◆ WHAT TO PRODUCE:
Reproduce all the material exactly, minus any pictures it holds.
[Start of DATASET EXTRACT]
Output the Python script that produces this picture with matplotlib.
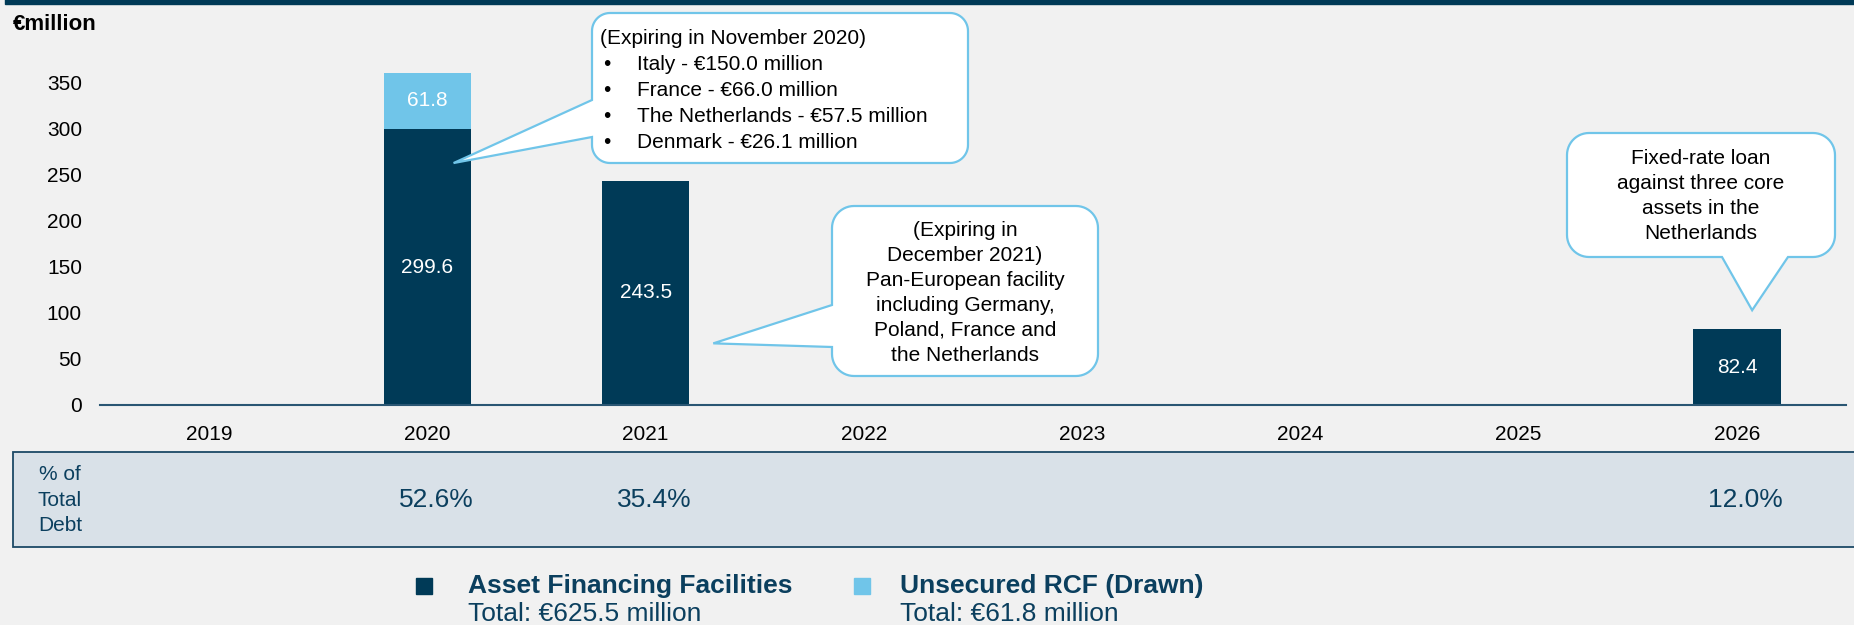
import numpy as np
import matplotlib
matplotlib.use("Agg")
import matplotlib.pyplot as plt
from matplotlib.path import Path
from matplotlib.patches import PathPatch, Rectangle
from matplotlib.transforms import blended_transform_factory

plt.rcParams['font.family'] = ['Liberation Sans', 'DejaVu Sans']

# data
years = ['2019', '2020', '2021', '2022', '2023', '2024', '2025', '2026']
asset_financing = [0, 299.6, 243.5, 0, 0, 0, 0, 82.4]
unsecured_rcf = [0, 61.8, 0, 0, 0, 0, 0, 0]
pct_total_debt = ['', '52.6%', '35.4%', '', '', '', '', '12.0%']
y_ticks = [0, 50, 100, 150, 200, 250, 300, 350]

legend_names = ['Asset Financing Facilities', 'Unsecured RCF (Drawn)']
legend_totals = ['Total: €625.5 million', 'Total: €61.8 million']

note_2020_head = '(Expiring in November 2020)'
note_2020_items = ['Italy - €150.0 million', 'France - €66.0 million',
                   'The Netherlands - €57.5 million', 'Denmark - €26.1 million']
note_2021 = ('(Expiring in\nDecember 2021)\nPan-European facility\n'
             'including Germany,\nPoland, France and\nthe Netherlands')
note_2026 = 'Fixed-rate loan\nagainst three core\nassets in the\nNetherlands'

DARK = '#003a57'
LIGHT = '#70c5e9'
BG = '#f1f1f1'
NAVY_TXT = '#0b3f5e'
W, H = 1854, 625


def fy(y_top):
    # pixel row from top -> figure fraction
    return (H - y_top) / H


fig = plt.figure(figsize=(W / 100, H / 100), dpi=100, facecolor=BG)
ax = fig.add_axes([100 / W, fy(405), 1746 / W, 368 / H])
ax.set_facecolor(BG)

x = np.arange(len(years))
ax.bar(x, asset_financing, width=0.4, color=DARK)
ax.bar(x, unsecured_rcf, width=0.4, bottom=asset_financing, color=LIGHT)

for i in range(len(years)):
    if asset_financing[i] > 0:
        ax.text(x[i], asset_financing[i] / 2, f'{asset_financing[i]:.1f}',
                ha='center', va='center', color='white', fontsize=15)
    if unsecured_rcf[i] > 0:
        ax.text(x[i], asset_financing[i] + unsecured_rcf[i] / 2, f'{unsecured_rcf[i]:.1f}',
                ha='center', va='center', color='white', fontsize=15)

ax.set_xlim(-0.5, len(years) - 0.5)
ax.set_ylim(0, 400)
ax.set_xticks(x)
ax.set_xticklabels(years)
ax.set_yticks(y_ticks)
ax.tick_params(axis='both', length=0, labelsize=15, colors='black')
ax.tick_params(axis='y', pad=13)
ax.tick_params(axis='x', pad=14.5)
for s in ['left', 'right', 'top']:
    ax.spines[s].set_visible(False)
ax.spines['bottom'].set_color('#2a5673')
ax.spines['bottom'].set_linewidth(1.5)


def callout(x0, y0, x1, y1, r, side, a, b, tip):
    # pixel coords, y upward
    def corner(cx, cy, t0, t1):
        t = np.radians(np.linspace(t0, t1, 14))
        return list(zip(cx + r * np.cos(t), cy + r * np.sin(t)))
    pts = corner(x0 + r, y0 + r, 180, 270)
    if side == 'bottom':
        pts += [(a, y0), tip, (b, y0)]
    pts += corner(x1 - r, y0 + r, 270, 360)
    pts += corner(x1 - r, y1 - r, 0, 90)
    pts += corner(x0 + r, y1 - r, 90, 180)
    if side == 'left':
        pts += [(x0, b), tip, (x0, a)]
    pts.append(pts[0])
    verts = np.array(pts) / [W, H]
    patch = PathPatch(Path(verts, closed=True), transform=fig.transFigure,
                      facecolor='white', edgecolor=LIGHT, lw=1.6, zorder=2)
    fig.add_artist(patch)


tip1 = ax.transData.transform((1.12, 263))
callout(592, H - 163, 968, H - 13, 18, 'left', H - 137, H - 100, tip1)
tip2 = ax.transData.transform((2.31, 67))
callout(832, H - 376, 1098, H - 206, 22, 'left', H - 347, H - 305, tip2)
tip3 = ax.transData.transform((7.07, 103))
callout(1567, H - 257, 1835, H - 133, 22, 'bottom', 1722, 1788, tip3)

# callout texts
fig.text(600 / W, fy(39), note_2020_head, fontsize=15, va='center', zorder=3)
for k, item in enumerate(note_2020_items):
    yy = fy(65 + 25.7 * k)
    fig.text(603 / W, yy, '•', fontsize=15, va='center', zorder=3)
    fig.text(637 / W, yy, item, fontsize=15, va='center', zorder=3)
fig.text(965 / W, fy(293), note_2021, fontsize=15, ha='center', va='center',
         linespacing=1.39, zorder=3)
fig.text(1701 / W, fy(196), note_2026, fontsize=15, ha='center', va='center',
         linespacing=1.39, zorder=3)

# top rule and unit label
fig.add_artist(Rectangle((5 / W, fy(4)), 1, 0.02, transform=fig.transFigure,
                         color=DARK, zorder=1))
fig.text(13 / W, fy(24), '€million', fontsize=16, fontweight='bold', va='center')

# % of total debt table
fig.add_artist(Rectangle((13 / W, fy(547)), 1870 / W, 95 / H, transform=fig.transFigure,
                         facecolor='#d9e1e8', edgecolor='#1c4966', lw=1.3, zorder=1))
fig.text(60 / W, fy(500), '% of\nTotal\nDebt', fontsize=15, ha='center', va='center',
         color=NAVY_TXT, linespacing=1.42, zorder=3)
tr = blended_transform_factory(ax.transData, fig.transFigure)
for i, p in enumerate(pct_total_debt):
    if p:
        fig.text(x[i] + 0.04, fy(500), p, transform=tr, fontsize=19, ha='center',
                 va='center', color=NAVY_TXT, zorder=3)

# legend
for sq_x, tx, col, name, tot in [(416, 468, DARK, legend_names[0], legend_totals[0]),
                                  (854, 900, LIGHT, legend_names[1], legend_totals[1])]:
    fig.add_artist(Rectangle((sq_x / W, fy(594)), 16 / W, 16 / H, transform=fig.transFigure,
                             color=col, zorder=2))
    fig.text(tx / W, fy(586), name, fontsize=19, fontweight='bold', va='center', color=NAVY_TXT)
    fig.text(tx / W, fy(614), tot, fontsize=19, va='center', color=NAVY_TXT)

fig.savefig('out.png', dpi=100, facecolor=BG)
[End of DATASET EXTRACT]
◆ SOLVED EXERCISE:
Output the Python script that produces this picture with matplotlib.
import numpy as np
import matplotlib
matplotlib.use("Agg")
import matplotlib.pyplot as plt
from matplotlib.path import Path
from matplotlib.patches import PathPatch, Rectangle
from matplotlib.transforms import blended_transform_factory

plt.rcParams['font.family'] = ['Liberation Sans', 'DejaVu Sans']

# data
years = ['2019', '2020', '2021', '2022', '2023', '2024', '2025', '2026']
asset_financing = [0, 299.6, 243.5, 0, 0, 0, 0, 82.4]
unsecured_rcf = [0, 61.8, 0, 0, 0, 0, 0, 0]
pct_total_debt = ['', '52.6%', '35.4%', '', '', '', '', '12.0%']
y_ticks = [0, 50, 100, 150, 200, 250, 300, 350]

legend_names = ['Asset Financing Facilities', 'Unsecured RCF (Drawn)']
legend_totals = ['Total: €625.5 million', 'Total: €61.8 million']

note_2020_head = '(Expiring in November 2020)'
note_2020_items = ['Italy - €150.0 million', 'France - €66.0 million',
                   'The Netherlands - €57.5 million', 'Denmark - €26.1 million']
note_2021 = ('(Expiring in\nDecember 2021)\nPan-European facility\n'
             'including Germany,\nPoland, France and\nthe Netherlands')
note_2026 = 'Fixed-rate loan\nagainst three core\nassets in the\nNetherlands'

DARK = '#003a57'
LIGHT = '#70c5e9'
BG = '#f1f1f1'
NAVY_TXT = '#0b3f5e'
W, H = 1854, 625


def fy(y_top):
    # pixel row from top -> figure fraction
    return (H - y_top) / H


fig = plt.figure(figsize=(W / 100, H / 100), dpi=100, facecolor=BG)
ax = fig.add_axes([100 / W, fy(405), 1746 / W, 368 / H])
ax.set_facecolor(BG)

x = np.arange(len(years))
ax.bar(x, asset_financing, width=0.4, color=DARK)
ax.bar(x, unsecured_rcf, width=0.4, bottom=asset_financing, color=LIGHT)

for i in range(len(years)):
    if asset_financing[i] > 0:
        ax.text(x[i], asset_financing[i] / 2, f'{asset_financing[i]:.1f}',
                ha='center', va='center', color='white', fontsize=15)
    if unsecured_rcf[i] > 0:
        ax.text(x[i], asset_financing[i] + unsecured_rcf[i] / 2, f'{unsecured_rcf[i]:.1f}',
                ha='center', va='center', color='white', fontsize=15)

ax.set_xlim(-0.5, len(years) - 0.5)
ax.set_ylim(0, 400)
ax.set_xticks(x)
ax.set_xticklabels(years)
ax.set_yticks(y_ticks)
ax.tick_params(axis='both', length=0, labelsize=15, colors='black')
ax.tick_params(axis='y', pad=13)
ax.tick_params(axis='x', pad=14.5)
for s in ['left', 'right', 'top']:
    ax.spines[s].set_visible(False)
ax.spines['bottom'].set_color('#2a5673')
ax.spines['bottom'].set_linewidth(1.5)


def callout(x0, y0, x1, y1, r, side, a, b, tip):
    # pixel coords, y upward
    def corner(cx, cy, t0, t1):
        t = np.radians(np.linspace(t0, t1, 14))
        return list(zip(cx + r * np.cos(t), cy + r * np.sin(t)))
    pts = corner(x0 + r, y0 + r, 180, 270)
    if side == 'bottom':
        pts += [(a, y0), tip, (b, y0)]
    pts += corner(x1 - r, y0 + r, 270, 360)
    pts += corner(x1 - r, y1 - r, 0, 90)
    pts += corner(x0 + r, y1 - r, 90, 180)
    if side == 'left':
        pts += [(x0, b), tip, (x0, a)]
    pts.append(pts[0])
    verts = np.array(pts) / [W, H]
    patch = PathPatch(Path(verts, closed=True), transform=fig.transFigure,
                      facecolor='white', edgecolor=LIGHT, lw=1.6, zorder=2)
    fig.add_artist(patch)


tip1 = ax.transData.transform((1.12, 263))
callout(592, H - 163, 968, H - 13, 18, 'left', H - 137, H - 100, tip1)
tip2 = ax.transData.transform((2.31, 67))
callout(832, H - 376, 1098, H - 206, 22, 'left', H - 347, H - 305, tip2)
tip3 = ax.transData.transform((7.07, 103))
callout(1567, H - 257, 1835, H - 133, 22, 'bottom', 1722, 1788, tip3)

# callout texts
fig.text(600 / W, fy(39), note_2020_head, fontsize=15, va='center', zorder=3)
for k, item in enumerate(note_2020_items):
    yy = fy(65 + 25.7 * k)
    fig.text(603 / W, yy, '•', fontsize=15, va='center', zorder=3)
    fig.text(637 / W, yy, item, fontsize=15, va='center', zorder=3)
fig.text(965 / W, fy(293), note_2021, fontsize=15, ha='center', va='center',
         linespacing=1.39, zorder=3)
fig.text(1701 / W, fy(196), note_2026, fontsize=15, ha='center', va='center',
         linespacing=1.39, zorder=3)

# top rule and unit label
fig.add_artist(Rectangle((5 / W, fy(4)), 1, 0.02, transform=fig.transFigure,
                         color=DARK, zorder=1))
fig.text(13 / W, fy(24), '€million', fontsize=16, fontweight='bold', va='center')

# % of total debt table
fig.add_artist(Rectangle((13 / W, fy(547)), 1870 / W, 95 / H, transform=fig.transFigure,
                         facecolor='#d9e1e8', edgecolor='#1c4966', lw=1.3, zorder=1))
fig.text(60 / W, fy(500), '% of\nTotal\nDebt', fontsize=15, ha='center', va='center',
         color=NAVY_TXT, linespacing=1.42, zorder=3)
tr = blended_transform_factory(ax.transData, fig.transFigure)
for i, p in enumerate(pct_total_debt):
    if p:
        fig.text(x[i] + 0.04, fy(500), p, transform=tr, fontsize=19, ha='center',
                 va='center', color=NAVY_TXT, zorder=3)

# legend
for sq_x, tx, col, name, tot in [(416, 468, DARK, legend_names[0], legend_totals[0]),
                                  (854, 900, LIGHT, legend_names[1], legend_totals[1])]:
    fig.add_artist(Rectangle((sq_x / W, fy(594)), 16 / W, 16 / H, transform=fig.transFigure,
                             color=col, zorder=2))
    fig.text(tx / W, fy(586), name, fontsize=19, fontweight='bold', va='center', color=NAVY_TXT)
    fig.text(tx / W, fy(614), tot, fontsize=19, va='center', color=NAVY_TXT)

fig.savefig('out.png', dpi=100, facecolor=BG)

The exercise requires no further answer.